(Charts and diagrams as code)

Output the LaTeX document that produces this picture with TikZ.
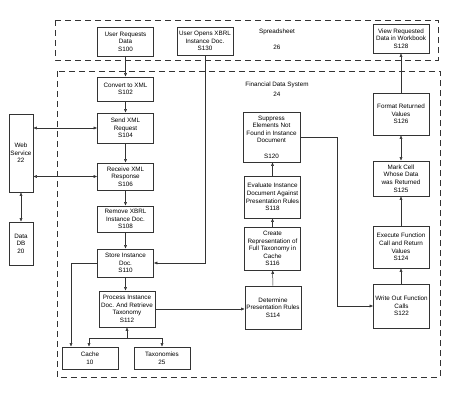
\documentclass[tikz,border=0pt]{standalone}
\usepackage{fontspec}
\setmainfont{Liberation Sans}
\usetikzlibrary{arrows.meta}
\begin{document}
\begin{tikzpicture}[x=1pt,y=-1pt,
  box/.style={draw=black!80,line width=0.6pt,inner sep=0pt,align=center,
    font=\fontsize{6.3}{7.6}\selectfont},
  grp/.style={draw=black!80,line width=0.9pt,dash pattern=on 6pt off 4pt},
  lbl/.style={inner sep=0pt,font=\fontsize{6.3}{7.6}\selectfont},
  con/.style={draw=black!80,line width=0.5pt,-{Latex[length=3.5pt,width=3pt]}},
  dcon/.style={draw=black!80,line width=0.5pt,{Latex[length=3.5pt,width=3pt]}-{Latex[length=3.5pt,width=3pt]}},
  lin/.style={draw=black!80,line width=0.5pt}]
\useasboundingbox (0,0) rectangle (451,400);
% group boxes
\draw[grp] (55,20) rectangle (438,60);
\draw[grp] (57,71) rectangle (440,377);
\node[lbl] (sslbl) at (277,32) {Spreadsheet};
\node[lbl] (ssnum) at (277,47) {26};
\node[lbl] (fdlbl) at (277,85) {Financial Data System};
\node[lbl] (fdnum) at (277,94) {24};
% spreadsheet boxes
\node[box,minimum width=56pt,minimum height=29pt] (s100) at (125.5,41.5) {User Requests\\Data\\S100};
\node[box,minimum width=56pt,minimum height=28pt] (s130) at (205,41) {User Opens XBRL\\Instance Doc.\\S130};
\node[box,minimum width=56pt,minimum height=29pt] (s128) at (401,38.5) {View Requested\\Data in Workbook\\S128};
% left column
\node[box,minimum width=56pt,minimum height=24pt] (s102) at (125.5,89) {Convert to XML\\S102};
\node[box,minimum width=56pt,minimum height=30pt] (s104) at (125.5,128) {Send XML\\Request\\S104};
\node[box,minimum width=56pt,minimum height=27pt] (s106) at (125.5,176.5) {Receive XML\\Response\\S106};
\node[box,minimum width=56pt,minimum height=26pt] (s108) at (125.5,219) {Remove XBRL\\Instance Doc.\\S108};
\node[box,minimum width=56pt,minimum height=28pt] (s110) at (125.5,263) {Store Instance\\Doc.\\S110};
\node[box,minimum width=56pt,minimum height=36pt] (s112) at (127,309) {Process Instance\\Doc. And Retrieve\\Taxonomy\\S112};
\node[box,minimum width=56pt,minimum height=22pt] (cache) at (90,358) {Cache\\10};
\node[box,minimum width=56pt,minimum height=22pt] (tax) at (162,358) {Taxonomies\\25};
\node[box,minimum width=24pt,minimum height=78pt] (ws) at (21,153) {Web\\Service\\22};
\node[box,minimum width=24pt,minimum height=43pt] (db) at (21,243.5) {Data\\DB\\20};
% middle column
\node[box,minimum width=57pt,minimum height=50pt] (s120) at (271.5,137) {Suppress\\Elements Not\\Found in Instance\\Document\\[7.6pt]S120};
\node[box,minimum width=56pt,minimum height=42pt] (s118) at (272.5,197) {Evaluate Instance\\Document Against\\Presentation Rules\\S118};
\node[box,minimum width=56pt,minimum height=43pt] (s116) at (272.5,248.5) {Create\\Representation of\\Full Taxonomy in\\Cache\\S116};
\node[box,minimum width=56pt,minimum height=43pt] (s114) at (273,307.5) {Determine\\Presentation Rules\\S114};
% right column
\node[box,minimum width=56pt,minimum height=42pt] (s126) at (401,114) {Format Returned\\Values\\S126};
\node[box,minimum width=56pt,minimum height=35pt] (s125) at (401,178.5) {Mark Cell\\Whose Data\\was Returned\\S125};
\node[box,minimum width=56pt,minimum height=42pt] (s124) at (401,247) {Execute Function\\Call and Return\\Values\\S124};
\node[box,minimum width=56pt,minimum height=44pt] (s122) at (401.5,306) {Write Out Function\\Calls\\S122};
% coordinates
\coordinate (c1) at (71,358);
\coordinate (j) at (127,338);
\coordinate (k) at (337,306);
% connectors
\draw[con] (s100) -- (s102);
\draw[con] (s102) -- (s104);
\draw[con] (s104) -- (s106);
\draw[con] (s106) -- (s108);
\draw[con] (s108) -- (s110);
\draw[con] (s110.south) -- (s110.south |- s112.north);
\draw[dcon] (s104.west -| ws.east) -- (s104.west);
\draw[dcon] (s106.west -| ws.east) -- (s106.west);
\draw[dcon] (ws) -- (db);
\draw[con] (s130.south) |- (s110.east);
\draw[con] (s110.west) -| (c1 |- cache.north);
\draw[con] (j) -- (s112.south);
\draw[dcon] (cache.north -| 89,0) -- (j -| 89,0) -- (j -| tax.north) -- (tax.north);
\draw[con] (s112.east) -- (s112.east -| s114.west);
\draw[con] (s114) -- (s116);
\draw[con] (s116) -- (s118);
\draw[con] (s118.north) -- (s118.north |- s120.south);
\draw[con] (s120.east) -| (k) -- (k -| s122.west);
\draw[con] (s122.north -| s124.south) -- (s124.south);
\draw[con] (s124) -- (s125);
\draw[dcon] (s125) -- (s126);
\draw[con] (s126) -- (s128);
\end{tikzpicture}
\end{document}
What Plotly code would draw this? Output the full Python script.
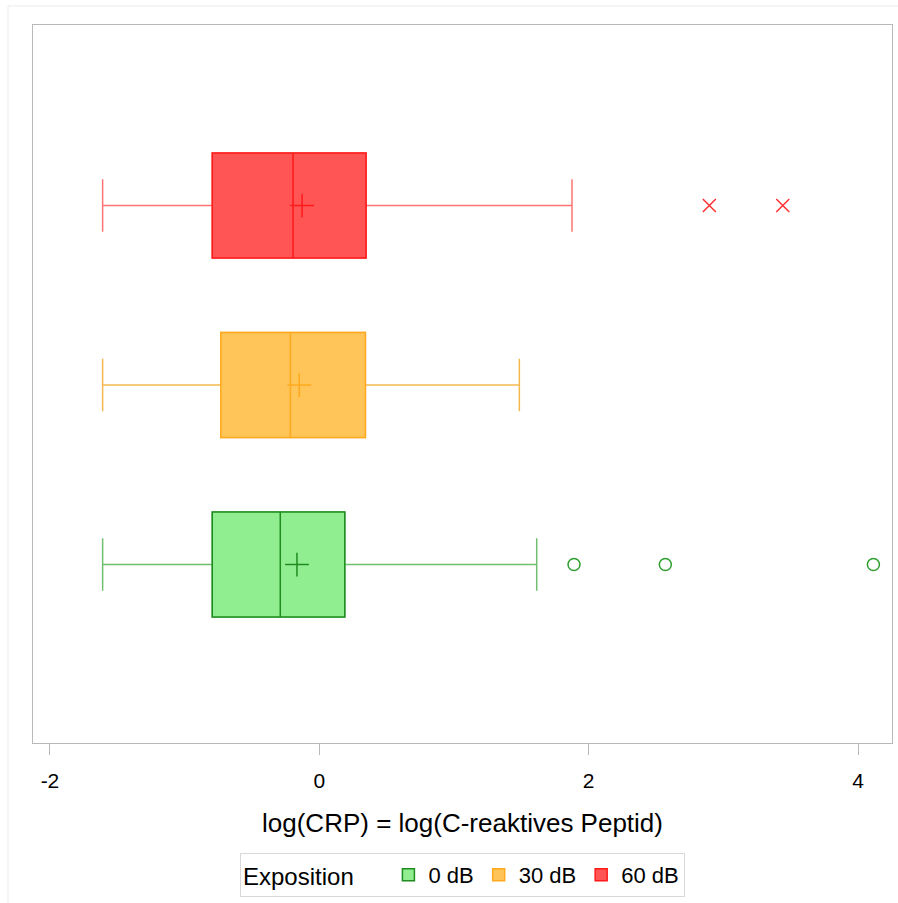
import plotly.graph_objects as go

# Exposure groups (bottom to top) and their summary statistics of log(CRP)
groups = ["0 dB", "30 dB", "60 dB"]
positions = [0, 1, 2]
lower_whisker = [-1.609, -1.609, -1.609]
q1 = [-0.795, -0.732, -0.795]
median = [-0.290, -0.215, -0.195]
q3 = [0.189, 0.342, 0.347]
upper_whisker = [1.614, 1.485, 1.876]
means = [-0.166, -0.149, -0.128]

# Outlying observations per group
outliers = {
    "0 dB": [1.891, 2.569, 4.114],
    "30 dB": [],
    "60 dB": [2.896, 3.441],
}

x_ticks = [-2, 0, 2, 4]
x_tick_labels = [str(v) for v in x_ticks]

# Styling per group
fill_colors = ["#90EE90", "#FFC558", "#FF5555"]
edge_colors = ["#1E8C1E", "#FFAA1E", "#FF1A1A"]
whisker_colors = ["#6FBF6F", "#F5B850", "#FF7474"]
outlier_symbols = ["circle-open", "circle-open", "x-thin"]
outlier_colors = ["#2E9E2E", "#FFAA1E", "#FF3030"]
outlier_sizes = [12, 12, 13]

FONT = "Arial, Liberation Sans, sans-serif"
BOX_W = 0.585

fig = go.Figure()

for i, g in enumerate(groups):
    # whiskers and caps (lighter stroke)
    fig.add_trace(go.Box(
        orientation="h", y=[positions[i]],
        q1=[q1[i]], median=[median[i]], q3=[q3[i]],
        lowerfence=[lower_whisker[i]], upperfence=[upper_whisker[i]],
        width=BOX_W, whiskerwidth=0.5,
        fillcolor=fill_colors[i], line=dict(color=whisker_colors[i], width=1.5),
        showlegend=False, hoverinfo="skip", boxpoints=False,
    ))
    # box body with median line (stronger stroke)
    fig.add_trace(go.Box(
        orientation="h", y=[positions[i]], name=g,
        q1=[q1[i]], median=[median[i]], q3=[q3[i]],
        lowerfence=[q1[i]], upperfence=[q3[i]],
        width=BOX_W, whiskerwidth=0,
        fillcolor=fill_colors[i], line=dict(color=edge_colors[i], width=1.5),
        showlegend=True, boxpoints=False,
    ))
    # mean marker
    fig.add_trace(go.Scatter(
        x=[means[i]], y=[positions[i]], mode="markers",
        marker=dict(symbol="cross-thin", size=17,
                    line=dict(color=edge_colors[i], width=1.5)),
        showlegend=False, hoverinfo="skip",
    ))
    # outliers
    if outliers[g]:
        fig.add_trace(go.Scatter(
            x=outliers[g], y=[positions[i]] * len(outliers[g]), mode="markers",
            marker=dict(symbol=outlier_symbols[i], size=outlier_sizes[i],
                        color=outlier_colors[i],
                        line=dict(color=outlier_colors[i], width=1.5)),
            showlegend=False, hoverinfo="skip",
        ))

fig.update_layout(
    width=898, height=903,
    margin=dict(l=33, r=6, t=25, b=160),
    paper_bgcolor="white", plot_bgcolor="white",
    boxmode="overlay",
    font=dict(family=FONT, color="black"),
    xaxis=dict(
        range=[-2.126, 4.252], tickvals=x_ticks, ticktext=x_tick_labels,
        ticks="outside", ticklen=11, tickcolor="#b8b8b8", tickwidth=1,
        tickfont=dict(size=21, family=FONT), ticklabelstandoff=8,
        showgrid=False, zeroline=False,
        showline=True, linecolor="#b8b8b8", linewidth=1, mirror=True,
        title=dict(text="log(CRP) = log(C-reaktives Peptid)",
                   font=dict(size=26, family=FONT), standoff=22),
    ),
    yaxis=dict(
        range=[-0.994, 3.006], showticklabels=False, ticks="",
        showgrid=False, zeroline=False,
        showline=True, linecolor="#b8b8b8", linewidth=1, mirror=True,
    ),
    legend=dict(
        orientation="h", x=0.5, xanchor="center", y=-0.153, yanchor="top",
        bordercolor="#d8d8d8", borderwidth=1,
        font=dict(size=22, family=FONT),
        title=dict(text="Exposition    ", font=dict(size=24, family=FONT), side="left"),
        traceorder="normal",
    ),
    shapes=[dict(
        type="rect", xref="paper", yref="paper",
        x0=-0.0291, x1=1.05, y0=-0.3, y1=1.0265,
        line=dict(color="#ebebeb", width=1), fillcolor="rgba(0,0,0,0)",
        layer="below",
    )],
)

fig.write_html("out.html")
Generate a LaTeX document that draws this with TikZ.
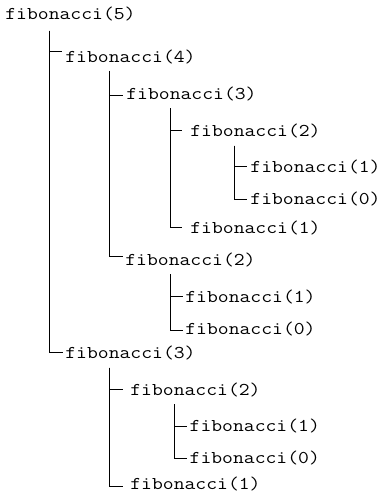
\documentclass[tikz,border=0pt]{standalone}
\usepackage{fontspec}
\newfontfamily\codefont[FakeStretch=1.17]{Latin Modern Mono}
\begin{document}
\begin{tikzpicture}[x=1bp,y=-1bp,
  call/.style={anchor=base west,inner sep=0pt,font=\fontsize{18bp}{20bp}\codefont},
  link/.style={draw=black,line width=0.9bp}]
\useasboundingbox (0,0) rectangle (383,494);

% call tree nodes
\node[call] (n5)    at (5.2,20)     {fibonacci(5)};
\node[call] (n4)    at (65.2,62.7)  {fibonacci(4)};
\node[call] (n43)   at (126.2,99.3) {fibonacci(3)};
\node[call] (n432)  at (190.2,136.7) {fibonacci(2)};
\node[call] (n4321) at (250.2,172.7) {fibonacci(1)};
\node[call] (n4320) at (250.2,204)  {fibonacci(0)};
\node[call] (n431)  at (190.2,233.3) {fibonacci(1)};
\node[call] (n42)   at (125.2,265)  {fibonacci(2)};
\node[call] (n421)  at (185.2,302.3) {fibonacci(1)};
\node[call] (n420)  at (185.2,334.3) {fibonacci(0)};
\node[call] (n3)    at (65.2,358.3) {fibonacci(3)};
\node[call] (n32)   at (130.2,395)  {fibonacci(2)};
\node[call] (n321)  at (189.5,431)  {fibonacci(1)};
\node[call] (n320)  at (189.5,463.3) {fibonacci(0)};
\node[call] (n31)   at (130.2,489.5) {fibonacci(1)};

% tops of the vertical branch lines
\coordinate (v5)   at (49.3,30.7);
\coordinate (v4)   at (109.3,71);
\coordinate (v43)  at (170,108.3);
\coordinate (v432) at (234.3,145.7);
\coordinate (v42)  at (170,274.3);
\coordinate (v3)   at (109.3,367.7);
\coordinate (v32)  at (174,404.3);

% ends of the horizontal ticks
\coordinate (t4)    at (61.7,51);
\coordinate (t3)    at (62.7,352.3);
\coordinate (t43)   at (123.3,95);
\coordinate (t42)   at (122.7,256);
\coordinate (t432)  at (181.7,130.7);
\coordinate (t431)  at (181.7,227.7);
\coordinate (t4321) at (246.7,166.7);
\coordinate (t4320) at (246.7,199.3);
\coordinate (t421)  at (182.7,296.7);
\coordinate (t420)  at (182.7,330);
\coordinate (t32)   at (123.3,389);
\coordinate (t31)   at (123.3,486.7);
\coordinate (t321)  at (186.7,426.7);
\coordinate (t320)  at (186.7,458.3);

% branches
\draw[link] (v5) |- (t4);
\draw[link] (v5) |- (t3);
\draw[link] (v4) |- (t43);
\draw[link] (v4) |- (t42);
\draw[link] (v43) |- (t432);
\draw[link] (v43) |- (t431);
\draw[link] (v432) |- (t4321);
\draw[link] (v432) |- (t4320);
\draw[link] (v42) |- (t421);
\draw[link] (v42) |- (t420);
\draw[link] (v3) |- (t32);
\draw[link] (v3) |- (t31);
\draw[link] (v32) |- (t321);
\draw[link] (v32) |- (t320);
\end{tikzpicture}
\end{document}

The task: Scan the listing above for the word "with" and copy every line that holds it.

Result for this task:
Output the LaTeX document that produces this picture with TikZ.
    # box body with median line (stronger stroke)
Generate a LaTeX document that draws this with TikZ.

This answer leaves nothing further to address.